WRITTEN REQUEST
Read the material below and tally how many lines hold the word "React", giving the number and nothing else.

--- Start of SUPPLIED MATERIAL ---

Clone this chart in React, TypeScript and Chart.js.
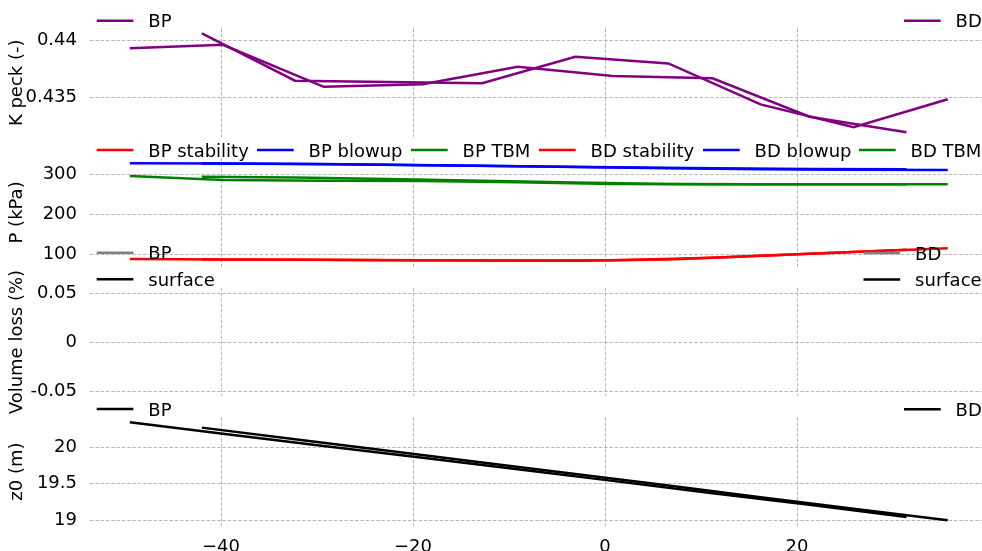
import React, { useEffect, useRef } from 'react';
import { Chart, registerables } from 'chart.js';

Chart.register(...registerables);

// ---------------- data ----------------
const xTicks = [-40, -20, 0, 20];

const bpX = [-49.5, -39.8, -29.3, -19.0, -9.1, 0.8, 11.2, 21.3, 31.4];
const bdX = [-42.0, -32.3, -22.6, -12.8, -3.1, 6.6, 16.2, 25.9, 35.7];

// K peck (-)
const kBP = [0.43933, 0.43964, 0.43591, 0.43613, 0.43769, 0.43687, 0.43666, 0.43325, 0.43187];
const kBD = [0.44066, 0.43645, 0.43633, 0.43622, 0.43858, 0.43799, 0.43435, 0.43231, 0.4348];
const kTicks = [0.435, 0.44];

// P (kPa)
const pBPstability = [87.5, 86.5, 85.5, 84.5, 83.5, 84.5, 90.5, 100.5, 110.5];
const pBPblowup = [327.6, 327, 326, 323, 320.5, 317.5, 315, 313.5, 312.5];
const pBPtbm = [295.7, 285.5, 284, 283.5, 280, 276, 275, 275, 275];
const pBDstability = [86.5, 85.5, 84.5, 83.5, 83, 86, 95.5, 105, 114.5];
const pBDblowup = [327, 326, 324, 321.5, 318.5, 315, 313, 311.5, 310.8];
const pBDtbm = [294, 292, 288.5, 284, 279.5, 275.5, 275, 275, 275];
const pTicks = [100, 200, 300];

// Volume loss (%) - no data
const vTicks = [-0.05, 0, 0.05];

// z0 (m)
const zBP = [20.35, 20.19, 20.02, 19.86, 19.7, 19.54, 19.37, 19.21, 19.04];
const zBD = [20.275, 20.115, 19.955, 19.795, 19.635, 19.475, 19.315, 19.155, 18.995];
const zTicks = [19, 19.5, 20];

// ---------------- layout ----------------
const W = 982;
const H = 551;
const PLOT_LEFT = 90;
const X_MIN = -53.65;
const X_MAX = 39.27;
const FONT = "'DejaVu Sans', sans-serif";
const FS = 18;
const GRID = '#b8b8b8';

const PURPLE = '#800080';
const RED = '#ff0000';
const BLUE = '#0000ff';
const GREEN = '#008000';
const GRAY = '#808080';
const BLACK = '#000000';

type Item = { label: string; color: string };
type LegendGroup = { x: number; y: number; items: Item[]; xs?: number[] };

type DS = { label: string; x: number[]; y: number[]; color: string };

type PanelCfg = {
  top: number;
  height: number;
  yMin: number;
  yMax: number;
  yTicks: number[];
  yFmt: (v: number) => string;
  title: string;
  datasets: DS[];
  legends: LegendGroup[];
  showX: boolean;
};

const fmtX = (v: number) => (v < 0 ? '\u2212' + Math.abs(v) : String(v));

const panels: PanelCfg[] = [
  {
    top: 28.4,
    height: 108.8,
    yMin: 0.43143,
    yMax: 0.4411,
    yTicks: kTicks,
    yFmt: (v) => String(+v.toFixed(4)),
    title: 'K peck (-)',
    datasets: [
      { label: 'BP', x: bpX, y: kBP, color: PURPLE },
      { label: 'BD', x: bdX, y: kBD, color: PURPLE },
    ],
    legends: [
      { x: 96.7, y: 20.7, items: [{ label: 'BP', color: PURPLE }] },
      { x: 904, y: 20.7, items: [{ label: 'BD', color: PURPLE }] },
    ],
    showX: false,
  },
  {
    top: 158.1,
    height: 108.6,
    yMin: 68.2,
    yMax: 340.7,
    yTicks: pTicks,
    yFmt: (v) => String(v),
    title: 'P (kPa)',
    datasets: [
      { label: 'BP stability', x: bpX, y: pBPstability, color: RED },
      { label: 'BP blowup', x: bpX, y: pBPblowup, color: BLUE },
      { label: 'BP TBM', x: bpX, y: pBPtbm, color: GREEN },
      { label: 'BD stability', x: bdX, y: pBDstability, color: RED },
      { label: 'BD blowup', x: bdX, y: pBDblowup, color: BLUE },
      { label: 'BD TBM', x: bdX, y: pBDtbm, color: GREEN },
    ],
    legends: [
      {
        x: 96.7,
        y: 150,
        xs: [96.7, 257, 411, 539, 703, 859],
        items: [
          { label: 'BP stability', color: RED },
          { label: 'BP blowup', color: BLUE },
          { label: 'BP TBM', color: GREEN },
          { label: 'BD stability', color: RED },
          { label: 'BD blowup', color: BLUE },
          { label: 'BD TBM', color: GREEN },
        ],
      },
    ],
    showX: false,
  },
  {
    top: 287.8,
    height: 108.6,
    yMin: -0.0555,
    yMax: 0.0555,
    yTicks: vTicks,
    yFmt: (v) => (Math.abs(v) < 1e-9 ? '0' : String(+v.toFixed(2))),
    title: 'Volume loss (%)',
    datasets: [],
    legends: [
      {
        x: 96.7,
        y: 252.7,
        items: [
          { label: 'BP', color: GRAY },
          { label: 'surface', color: BLACK },
        ],
      },
      {
        x: 863.5,
        y: 253,
        items: [
          { label: 'BD', color: GRAY },
          { label: 'surface', color: BLACK },
        ],
      },
    ],
    showX: false,
  },
  {
    top: 417.4,
    height: 108.4,
    yMin: 18.92,
    yMax: 20.416,
    yTicks: zTicks,
    yFmt: (v) => String(v),
    title: 'z0 (m)',
    datasets: [
      { label: 'BP', x: bpX, y: zBP, color: BLACK },
      { label: 'BD', x: bdX, y: zBD, color: BLACK },
    ],
    legends: [
      { x: 96.7, y: 409, items: [{ label: 'BP', color: BLACK }] },
      { x: 904, y: 409.3, items: [{ label: 'BD', color: BLACK }] },
    ],
    showX: true,
  },
];

const legendPlugin = (groups: LegendGroup[]) => ({
  id: 'customLegend',
  afterDraw(chart: any) {
    const ctx: CanvasRenderingContext2D = chart.ctx;
    ctx.save();
    ctx.font = `${FS}px ${FONT}`;
    ctx.textBaseline = 'alphabetic';
    ctx.textAlign = 'left';
    for (const g of groups) {
      let y = g.y;
      g.items.forEach((it, i) => {
        const x = g.xs ? g.xs[i] : g.x;
        const ly = g.xs ? g.y : y;
        ctx.strokeStyle = it.color;
        ctx.lineWidth = 2.5;
        ctx.setLineDash([]);
        ctx.beginPath();
        ctx.moveTo(x, ly);
        ctx.lineTo(x + 36.7, ly);
        ctx.stroke();
        ctx.fillStyle = '#000';
        ctx.fillText(it.label, x + 51.6, ly + 6.5);
        if (!g.xs) y += 26.6;
      });
    }
    ctx.restore();
  },
});

function Panel({ cfg }: { cfg: PanelCfg }) {
  const ref = useRef<HTMLCanvasElement>(null);
  useEffect(() => {
    const chart = new Chart(ref.current as HTMLCanvasElement, {
      type: 'line',
      data: {
        datasets: cfg.datasets.map((d) => ({
          label: d.label,
          data: d.x.map((x, i) => ({ x, y: d.y[i] })),
          borderColor: d.color,
          backgroundColor: d.color,
          borderWidth: 2.5,
          pointRadius: 0,
          fill: false,
          tension: 0,
        })),
      },
      options: {
        animation: false,
        responsive: false,
        maintainAspectRatio: false,
        events: [],
        layout: { padding: { top: cfg.top, left: 0, right: 0, bottom: 0 } },
        plugins: { legend: { display: false }, tooltip: { enabled: false } },
        scales: {
          x: {
            type: 'linear',
            min: X_MIN,
            max: X_MAX,
            afterBuildTicks: (s: any) => {
              s.ticks = xTicks.map((v) => ({ value: v }));
            },
            afterFit: (s: any) => {
              s.height = H - (cfg.top + cfg.height);
            },
            grid: { color: GRID, lineWidth: 1, drawTicks: false },
            border: { display: false, dash: [3.5, 1.8] },
            ticks: {
              display: cfg.showX,
              padding: 10.5,
              color: '#000',
              font: { family: FONT, size: FS },
              maxRotation: 0,
              callback: (v: any) => fmtX(Number(v)),
            },
          },
          y: {
            type: 'linear',
            min: cfg.yMin,
            max: cfg.yMax,
            afterBuildTicks: (s: any) => {
              s.ticks = cfg.yTicks.map((v) => ({ value: v }));
            },
            afterFit: (s: any) => {
              s.width = PLOT_LEFT;
            },
            grid: { color: GRID, lineWidth: 1, drawTicks: false },
            border: { display: false, dash: [3.5, 1.8] },
            ticks: {
              padding: 13,
              color: '#000',
              font: { family: FONT, size: FS },
              callback: (v: any) => cfg.yFmt(Number(v)),
            },
            title: {
              display: true,
              text: cfg.title,
              color: '#000',
              font: { family: FONT, size: FS },
              padding: { top: 6.7, bottom: 0 },
            },
          },
        },
      },
      plugins: [legendPlugin(cfg.legends)],
    } as any);
    return () => chart.destroy();
  }, [cfg]);
  return (
    <canvas
      ref={ref}
      width={W}
      height={H}
      style={{ position: 'absolute', left: 0, top: 0, width: W, height: H }}
    />
  );
}

export default function App() {
  return (
    <div
      style={{
        position: 'fixed',
        left: 0,
        top: 0,
        width: W,
        height: H,
        background: '#fff',
        overflow: 'hidden',
      }}
    >
      {panels.map((p, i) => (
        <Panel key={i} cfg={p} />
      ))}
    </div>
  );
}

--- End of SUPPLIED MATERIAL ---

SOLUTION FOR THIS PROBLEM
2